There are two primary types of IRAs: Traditional and Roth. Each has its own tax treatment and eligibility criteria:

Traditional IRA: Contributions to a Traditional IRA are often tax-deductible, meaning you can reduce your taxable income by the amount you contribute. However, you'll pay taxes on your withdrawals in retirement. Traditional IRAs can be a great choice if you expect to be in a lower tax bracket during retirement.

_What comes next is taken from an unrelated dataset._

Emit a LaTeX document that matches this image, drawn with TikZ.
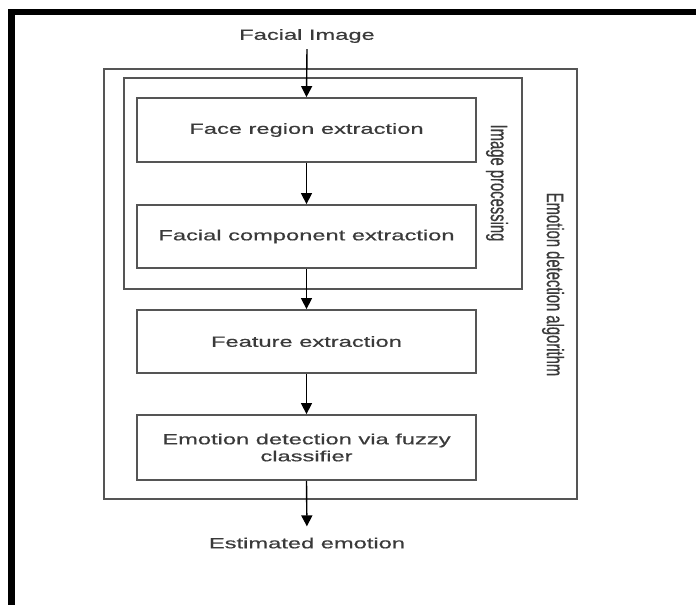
\documentclass[tikz,border=0pt]{standalone}
\usepackage{fontspec}
\usetikzlibrary{arrows.meta}
\newfontfamily\widefont[FakeStretch=1.6,FakeBold=0.6]{Liberation Sans}
\newfontfamily\plainfont[FakeBold=0.6]{Liberation Sans}
\definecolor{txt}{HTML}{3A3A3A}
\definecolor{ln}{HTML}{555555}
\tikzset{
  every node/.style={text=txt, font=\widefont\fontsize{14.8}{17}\selectfont},
  stagebox/.style={draw=ln, line width=1.8pt, minimum width=339pt, minimum height=64pt, align=center, inner sep=0pt},
  framebox/.style={draw=ln, line width=1.8pt, inner sep=0pt},
  arr/.style={draw=black, line width=1.4pt, -{Triangle[length=11pt,width=11pt]}},
  lbl/.style={inner sep=2pt}
}
\begin{document}
\begin{tikzpicture}[x=1pt,y=-1pt]
\useasboundingbox (0,0) rectangle (696,605);
% black border (top and left)
\fill[black] (8,9) rectangle (696,15);
\fill[black] (8,9) rectangle (15,605);
% frames
\node[framebox, minimum width=473pt, minimum height=430pt] (alg) at (340.5,284) {};
\node[framebox, minimum width=398pt, minimum height=211pt] (proc) at (323,183.5) {};
% stages
\node[stagebox] (face) at (306.5,130) {Face region extraction};
\node[stagebox, minimum height=63pt] (comp) at (306.5,236.5) {Facial component extraction};
\node[stagebox, minimum height=63pt] (feat) at (306.5,341.5) {Feature extraction};
\node[stagebox, minimum height=65pt] (emo) at (306.5,447.5) {Emotion detection via fuzzy\\classifier};
% input / output
\node[lbl] (fi) at (307,36) {Facial Image};
\node[lbl] (est) at (307,543) {Estimated emotion};
% rotated labels
\node[inner sep=0pt] (iplbl) at (497,183) {\scalebox{1.6}[1]{\rotatebox{-90}{\plainfont\fontsize{14.8}{17}\selectfont Image processing}}};
\node[inner sep=0pt] (alglbl) at (553,284.5) {\scalebox{1.6}[1]{\rotatebox{-90}{\plainfont\fontsize{14.8}{17}\selectfont Emotion detection algorithm}}};
% connectors
\draw[arr] ([yshift=-4pt]fi.south) -- (face.north);
\draw[arr] (face.south) -- (comp.north);
\draw[arr] (comp.south) -- (feat.north);
\draw[arr] (feat.south) -- (emo.north);
\draw[arr, shorten >=9pt] (emo.south) -- (est.north);
\end{tikzpicture}
\end{document}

Roth IRA: Roth IRA contributions are made with after-tax dollars, so they are not tax-deductible. However, qualified withdrawals, including earnings, are tax-free. Roth IRAs are especially beneficial if you anticipate being in a higher tax bracket during retirement or want to enjoy tax-free withdrawals.

Tax Treatments of IRAs

The tax treatments of Traditional and Roth IRAs are distinct:

Traditional IRA Tax Treatment:

  • Contributions are tax-deductible, reducing your taxable income in the year of contribution.
  • Earnings grow tax-deferred until withdrawal.
  • Withdrawals in retirement are subject to income tax.

Roth IRA Tax Treatment:

  • Contributions are not tax-deductible.
  • Earnings grow tax-free.
  • Qualified withdrawals in retirement are tax-free.

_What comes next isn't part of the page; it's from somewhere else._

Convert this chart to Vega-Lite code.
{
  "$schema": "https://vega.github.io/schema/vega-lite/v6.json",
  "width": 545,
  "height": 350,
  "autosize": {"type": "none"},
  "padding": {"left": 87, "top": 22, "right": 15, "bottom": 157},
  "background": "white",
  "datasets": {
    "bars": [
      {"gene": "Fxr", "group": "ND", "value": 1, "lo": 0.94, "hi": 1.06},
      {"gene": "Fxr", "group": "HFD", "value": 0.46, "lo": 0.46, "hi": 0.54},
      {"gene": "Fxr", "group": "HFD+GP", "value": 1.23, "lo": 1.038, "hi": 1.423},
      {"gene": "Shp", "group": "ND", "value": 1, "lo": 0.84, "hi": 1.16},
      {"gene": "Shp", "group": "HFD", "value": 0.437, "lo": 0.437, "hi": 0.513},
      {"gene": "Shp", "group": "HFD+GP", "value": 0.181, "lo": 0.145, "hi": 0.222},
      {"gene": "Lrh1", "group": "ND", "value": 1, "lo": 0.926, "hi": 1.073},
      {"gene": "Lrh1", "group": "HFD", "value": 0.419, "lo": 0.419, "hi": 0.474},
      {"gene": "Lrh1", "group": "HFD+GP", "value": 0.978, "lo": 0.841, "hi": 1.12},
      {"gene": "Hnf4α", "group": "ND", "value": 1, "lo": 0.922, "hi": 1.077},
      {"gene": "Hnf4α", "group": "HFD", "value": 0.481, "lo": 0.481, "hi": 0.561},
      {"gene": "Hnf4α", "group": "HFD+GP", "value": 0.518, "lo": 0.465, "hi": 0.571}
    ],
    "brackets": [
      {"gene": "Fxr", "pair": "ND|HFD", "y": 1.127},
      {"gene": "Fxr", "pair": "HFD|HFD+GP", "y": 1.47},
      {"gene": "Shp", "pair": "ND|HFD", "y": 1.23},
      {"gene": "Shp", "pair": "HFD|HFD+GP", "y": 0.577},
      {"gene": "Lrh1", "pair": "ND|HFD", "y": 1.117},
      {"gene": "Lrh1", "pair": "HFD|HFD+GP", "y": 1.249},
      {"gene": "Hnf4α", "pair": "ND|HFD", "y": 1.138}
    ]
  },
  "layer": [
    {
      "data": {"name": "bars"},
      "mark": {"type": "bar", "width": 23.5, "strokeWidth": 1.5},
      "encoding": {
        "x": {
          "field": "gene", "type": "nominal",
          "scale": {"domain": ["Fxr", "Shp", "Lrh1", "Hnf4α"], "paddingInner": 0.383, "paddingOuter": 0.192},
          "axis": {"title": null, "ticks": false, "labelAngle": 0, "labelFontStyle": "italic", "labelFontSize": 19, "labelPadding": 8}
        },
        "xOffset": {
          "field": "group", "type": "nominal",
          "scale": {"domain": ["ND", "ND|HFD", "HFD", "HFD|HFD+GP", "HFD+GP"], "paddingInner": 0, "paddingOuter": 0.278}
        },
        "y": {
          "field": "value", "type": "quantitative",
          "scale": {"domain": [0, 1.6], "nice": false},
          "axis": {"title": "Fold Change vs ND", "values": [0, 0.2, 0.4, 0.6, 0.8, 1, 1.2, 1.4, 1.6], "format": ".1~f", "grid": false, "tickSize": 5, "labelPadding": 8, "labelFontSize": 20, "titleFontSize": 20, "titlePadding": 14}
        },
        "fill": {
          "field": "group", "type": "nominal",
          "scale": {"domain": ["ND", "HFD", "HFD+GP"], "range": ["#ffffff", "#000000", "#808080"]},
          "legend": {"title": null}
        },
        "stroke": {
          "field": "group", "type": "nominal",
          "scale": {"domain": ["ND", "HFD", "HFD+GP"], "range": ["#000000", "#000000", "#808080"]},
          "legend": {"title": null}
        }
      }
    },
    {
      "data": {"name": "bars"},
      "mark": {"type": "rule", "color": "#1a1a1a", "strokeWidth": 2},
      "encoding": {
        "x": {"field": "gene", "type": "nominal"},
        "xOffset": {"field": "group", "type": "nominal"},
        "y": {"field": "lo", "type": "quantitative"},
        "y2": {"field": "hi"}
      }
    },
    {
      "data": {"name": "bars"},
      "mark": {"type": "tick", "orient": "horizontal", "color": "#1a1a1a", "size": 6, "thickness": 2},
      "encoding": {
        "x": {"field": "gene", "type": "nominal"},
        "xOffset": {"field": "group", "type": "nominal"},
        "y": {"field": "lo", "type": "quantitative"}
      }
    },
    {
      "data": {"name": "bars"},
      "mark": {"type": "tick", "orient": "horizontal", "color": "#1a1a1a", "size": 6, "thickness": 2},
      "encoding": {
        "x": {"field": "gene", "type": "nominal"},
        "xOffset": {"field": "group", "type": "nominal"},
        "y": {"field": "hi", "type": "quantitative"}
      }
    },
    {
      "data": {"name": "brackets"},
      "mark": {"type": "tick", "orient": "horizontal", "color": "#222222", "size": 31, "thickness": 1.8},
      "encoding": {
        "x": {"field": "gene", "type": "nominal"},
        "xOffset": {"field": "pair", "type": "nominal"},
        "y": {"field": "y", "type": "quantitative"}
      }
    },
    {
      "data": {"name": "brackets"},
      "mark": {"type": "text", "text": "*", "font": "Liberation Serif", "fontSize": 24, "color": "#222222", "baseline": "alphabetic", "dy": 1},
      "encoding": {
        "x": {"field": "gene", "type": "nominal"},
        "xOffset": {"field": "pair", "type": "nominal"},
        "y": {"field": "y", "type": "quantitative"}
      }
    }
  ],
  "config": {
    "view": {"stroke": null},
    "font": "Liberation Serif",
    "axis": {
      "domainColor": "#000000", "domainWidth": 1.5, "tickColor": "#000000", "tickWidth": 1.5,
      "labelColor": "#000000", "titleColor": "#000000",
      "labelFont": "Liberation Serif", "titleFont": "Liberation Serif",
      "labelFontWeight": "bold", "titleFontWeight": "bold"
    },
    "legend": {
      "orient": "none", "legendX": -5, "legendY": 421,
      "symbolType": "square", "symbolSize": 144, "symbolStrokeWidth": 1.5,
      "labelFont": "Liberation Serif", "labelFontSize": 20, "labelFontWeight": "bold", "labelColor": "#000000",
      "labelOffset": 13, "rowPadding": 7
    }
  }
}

How alphaAI can help you take full advantage of IRAs

One of the significant advantages of investing through an IRA is the absence of capital gains taxes. When you buy and sell assets within an IRA, you don't incur capital gains taxes, which can reach upwards of 37%. This means you can actively manage your investments without worrying about the tax implications of buying and selling securities. 

Active management has many benefits over passive strategies. For one, you can adjust your portfolio's risk levels in response to changing market conditions. This may help you reduce your losses during market drawdowns and times of extreme volatility (for example, during the bear market of 2022). Tech mogul Peter Thiel took full advantage of this fact and turned his IRA into a $5 billion tax-free piggybank.

You don’t have to be Peter Thiel to make the most of your IRA. At alphaAI, we automate key portfolio management functions, such as risk management and downside protection, to help ensure your portfolio is always optimally positioned for current market conditions. Open or transfer your IRA with us to start taking full advantage of all the benefits these types of accounts can offer.

Closing Thoughts

In conclusion, IRAs are versatile retirement savings tools that offer unique tax advantages and flexibility. Understanding the differences between Traditional and Roth IRAs, contribution limits, and the tax treatments can help you make informed decisions about your retirement savings. Additionally, the tax-free nature of trades made within IRAs makes them a valuable asset in your retirement planning toolkit.

For more information and the latest updates on contribution limits and tax regulations, consult the official IRS website and consider speaking with a financial advisor to tailor your IRA strategy to your specific financial goals.